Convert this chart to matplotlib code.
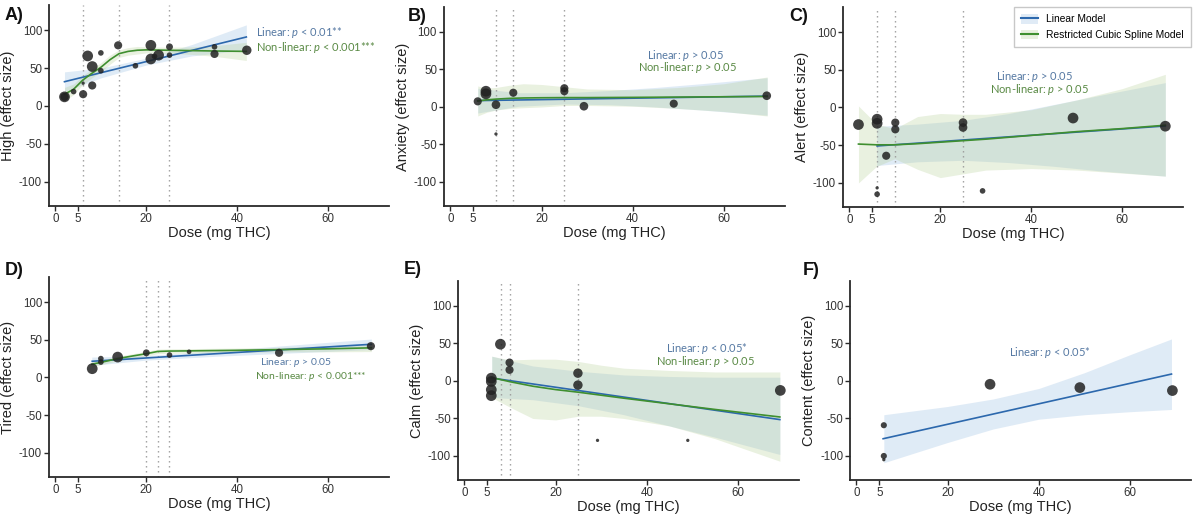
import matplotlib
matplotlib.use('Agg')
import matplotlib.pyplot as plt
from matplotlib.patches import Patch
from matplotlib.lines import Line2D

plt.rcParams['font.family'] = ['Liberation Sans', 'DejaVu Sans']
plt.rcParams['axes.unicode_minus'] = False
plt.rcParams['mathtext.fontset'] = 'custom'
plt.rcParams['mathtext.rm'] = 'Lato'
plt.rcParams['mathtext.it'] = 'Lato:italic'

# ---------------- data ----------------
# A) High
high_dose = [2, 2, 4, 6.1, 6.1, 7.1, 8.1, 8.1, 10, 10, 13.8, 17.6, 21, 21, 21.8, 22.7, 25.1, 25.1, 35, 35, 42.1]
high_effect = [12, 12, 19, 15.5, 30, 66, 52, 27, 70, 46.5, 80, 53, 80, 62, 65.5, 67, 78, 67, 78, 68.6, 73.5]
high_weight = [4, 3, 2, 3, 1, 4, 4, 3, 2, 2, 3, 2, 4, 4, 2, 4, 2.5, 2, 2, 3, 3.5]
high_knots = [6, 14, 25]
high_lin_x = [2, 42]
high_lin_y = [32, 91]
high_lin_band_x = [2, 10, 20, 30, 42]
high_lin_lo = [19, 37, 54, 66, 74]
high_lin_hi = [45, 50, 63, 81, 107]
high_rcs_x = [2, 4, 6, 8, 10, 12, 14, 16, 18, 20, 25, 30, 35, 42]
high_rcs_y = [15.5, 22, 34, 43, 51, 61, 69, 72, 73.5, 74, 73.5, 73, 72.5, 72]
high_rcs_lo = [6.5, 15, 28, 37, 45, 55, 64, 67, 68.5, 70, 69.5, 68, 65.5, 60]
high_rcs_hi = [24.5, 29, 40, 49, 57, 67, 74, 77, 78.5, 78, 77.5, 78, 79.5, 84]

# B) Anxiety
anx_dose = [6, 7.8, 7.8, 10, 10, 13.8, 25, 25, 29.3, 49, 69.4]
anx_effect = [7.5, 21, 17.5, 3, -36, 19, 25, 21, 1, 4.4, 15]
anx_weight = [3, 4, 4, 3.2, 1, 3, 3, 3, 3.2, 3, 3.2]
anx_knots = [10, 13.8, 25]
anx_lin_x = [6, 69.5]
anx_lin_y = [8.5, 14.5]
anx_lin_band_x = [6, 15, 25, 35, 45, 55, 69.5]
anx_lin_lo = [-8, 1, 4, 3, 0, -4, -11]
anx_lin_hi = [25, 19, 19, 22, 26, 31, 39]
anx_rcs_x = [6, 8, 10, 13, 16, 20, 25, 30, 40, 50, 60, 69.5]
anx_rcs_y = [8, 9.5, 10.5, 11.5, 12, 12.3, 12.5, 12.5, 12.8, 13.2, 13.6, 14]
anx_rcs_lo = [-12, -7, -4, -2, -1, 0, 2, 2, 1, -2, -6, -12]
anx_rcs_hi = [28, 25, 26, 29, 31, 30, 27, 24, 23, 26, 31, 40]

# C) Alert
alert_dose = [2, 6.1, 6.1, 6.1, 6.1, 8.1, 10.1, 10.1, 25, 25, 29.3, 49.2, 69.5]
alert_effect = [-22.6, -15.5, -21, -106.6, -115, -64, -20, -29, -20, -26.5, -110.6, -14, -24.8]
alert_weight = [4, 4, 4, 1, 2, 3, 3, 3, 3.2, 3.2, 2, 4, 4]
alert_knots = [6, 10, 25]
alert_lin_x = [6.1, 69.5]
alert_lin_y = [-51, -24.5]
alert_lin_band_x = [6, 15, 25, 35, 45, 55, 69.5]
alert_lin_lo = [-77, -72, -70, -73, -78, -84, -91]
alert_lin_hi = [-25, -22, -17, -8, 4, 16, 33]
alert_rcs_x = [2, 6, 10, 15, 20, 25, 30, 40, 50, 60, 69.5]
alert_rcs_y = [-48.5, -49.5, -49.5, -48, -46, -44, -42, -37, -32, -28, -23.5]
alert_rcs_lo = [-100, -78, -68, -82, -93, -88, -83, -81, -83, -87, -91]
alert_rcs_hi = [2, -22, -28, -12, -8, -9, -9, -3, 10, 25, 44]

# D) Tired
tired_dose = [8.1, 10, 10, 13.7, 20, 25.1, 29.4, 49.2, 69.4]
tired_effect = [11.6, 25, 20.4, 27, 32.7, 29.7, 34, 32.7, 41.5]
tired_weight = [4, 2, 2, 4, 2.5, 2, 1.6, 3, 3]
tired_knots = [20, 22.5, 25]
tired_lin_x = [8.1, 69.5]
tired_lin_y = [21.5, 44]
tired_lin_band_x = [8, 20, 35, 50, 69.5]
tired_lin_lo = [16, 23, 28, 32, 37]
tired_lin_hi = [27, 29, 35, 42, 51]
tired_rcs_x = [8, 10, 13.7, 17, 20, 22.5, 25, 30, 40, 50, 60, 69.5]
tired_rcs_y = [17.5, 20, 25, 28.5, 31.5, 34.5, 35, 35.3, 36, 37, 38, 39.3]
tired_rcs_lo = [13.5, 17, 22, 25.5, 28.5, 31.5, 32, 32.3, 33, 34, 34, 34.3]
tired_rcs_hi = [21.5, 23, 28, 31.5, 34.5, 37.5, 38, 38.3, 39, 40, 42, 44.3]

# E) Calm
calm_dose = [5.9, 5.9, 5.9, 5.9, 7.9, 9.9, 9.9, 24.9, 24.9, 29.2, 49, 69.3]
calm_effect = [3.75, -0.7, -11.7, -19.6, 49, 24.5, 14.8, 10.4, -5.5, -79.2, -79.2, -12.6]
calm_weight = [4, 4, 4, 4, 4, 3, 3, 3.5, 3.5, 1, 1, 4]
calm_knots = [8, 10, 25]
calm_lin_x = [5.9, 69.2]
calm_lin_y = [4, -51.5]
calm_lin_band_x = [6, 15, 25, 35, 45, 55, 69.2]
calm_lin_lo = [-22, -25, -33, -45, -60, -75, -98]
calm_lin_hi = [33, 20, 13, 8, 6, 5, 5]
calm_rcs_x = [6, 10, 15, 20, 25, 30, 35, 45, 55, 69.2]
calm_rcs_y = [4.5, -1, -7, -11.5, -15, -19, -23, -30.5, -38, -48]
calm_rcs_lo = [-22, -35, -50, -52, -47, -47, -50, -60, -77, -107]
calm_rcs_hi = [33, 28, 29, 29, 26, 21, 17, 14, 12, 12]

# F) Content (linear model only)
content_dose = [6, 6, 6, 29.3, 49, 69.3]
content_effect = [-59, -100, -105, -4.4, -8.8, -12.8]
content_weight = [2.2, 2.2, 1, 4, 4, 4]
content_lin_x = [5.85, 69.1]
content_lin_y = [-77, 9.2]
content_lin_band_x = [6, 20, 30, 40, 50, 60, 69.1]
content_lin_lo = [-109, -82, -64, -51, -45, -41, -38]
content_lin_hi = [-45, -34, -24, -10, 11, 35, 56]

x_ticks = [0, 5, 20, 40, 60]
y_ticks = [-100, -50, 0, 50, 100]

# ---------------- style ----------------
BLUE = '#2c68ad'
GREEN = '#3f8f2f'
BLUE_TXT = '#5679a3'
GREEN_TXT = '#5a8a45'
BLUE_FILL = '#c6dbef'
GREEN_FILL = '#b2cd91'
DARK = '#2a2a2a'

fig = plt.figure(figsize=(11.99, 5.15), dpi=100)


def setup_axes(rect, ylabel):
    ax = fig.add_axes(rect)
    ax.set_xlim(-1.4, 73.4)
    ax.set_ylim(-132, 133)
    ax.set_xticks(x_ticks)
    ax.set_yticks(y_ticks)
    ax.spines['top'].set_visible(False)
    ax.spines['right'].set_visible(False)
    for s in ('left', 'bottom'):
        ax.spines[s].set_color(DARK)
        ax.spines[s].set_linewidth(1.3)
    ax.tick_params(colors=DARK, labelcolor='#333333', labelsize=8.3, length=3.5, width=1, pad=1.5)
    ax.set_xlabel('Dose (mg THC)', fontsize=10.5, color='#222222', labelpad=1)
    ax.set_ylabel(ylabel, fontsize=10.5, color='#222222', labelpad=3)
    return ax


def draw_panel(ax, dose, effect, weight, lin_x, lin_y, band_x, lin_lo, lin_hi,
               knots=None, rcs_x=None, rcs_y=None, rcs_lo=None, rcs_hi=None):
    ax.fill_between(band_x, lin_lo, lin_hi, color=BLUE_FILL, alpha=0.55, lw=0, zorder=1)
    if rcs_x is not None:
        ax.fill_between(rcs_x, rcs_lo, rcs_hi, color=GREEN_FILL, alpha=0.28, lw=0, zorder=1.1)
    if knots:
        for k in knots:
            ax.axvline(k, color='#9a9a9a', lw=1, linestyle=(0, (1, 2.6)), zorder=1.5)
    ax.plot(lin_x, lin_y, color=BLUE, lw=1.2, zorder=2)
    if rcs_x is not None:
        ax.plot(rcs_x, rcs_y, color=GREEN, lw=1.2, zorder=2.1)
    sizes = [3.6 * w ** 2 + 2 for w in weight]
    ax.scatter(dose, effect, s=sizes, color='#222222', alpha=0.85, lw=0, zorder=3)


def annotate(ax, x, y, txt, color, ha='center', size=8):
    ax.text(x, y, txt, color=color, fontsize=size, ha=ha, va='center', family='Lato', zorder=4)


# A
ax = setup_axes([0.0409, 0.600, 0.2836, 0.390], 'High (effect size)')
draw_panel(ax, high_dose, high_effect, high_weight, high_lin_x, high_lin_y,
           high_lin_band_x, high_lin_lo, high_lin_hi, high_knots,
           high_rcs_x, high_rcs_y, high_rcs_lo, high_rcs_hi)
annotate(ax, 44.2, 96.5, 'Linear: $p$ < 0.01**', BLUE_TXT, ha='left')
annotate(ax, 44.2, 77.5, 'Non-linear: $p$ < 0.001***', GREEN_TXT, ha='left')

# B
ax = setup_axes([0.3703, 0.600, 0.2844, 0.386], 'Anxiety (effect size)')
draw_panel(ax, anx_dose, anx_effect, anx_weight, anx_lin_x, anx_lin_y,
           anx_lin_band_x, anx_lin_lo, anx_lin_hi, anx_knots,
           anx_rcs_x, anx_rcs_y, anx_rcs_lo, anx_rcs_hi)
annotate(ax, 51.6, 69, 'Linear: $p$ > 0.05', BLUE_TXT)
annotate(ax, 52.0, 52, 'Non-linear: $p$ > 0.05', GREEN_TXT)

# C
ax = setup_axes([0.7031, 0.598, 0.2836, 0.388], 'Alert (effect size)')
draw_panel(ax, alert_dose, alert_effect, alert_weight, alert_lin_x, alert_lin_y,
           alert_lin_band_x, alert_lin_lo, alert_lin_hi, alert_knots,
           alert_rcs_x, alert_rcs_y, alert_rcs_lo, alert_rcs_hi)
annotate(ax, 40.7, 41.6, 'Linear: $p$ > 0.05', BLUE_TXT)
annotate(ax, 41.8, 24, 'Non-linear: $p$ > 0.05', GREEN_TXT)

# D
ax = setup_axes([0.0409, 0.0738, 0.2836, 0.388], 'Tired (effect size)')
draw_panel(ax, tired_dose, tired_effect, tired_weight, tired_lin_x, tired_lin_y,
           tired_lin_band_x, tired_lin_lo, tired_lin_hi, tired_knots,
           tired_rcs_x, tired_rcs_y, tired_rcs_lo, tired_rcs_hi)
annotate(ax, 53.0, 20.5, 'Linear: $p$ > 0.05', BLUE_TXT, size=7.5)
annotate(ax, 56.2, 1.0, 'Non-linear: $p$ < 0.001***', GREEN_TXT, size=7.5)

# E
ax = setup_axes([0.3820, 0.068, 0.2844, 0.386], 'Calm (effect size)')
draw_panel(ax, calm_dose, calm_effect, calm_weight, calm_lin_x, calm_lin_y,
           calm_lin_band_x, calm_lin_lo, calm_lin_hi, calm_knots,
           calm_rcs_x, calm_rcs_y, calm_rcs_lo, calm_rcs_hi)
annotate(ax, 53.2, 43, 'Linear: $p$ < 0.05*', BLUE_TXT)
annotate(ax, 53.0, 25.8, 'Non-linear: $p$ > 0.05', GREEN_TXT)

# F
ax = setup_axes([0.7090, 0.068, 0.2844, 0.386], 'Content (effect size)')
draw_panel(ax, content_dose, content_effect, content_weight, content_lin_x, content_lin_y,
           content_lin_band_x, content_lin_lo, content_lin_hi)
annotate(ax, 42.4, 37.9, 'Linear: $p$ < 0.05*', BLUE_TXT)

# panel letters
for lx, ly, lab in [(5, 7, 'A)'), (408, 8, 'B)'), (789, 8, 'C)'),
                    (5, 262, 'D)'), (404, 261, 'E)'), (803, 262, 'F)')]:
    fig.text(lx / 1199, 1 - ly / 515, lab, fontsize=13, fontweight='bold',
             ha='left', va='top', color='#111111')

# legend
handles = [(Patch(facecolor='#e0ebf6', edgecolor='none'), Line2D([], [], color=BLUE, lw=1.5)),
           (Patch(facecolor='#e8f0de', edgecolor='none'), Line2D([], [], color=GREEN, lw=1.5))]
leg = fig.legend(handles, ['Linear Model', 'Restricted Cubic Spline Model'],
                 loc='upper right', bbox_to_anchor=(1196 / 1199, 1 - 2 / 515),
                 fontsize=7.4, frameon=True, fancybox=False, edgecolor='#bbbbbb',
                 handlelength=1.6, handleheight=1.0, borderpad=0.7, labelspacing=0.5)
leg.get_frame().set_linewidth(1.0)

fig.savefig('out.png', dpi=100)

=====

Repeat the lines of the listing above verbatim, beginning at its first line and ending at the line containing "plt.rcParams['mathtext.it'] = 'Lato:italic'", which is included. Omit pictures.

Convert this chart to matplotlib code.
import matplotlib
matplotlib.use('Agg')
import matplotlib.pyplot as plt
from matplotlib.patches import Patch
from matplotlib.lines import Line2D

plt.rcParams['font.family'] = ['Liberation Sans', 'DejaVu Sans']
plt.rcParams['axes.unicode_minus'] = False
plt.rcParams['mathtext.fontset'] = 'custom'
plt.rcParams['mathtext.rm'] = 'Lato'
plt.rcParams['mathtext.it'] = 'Lato:italic'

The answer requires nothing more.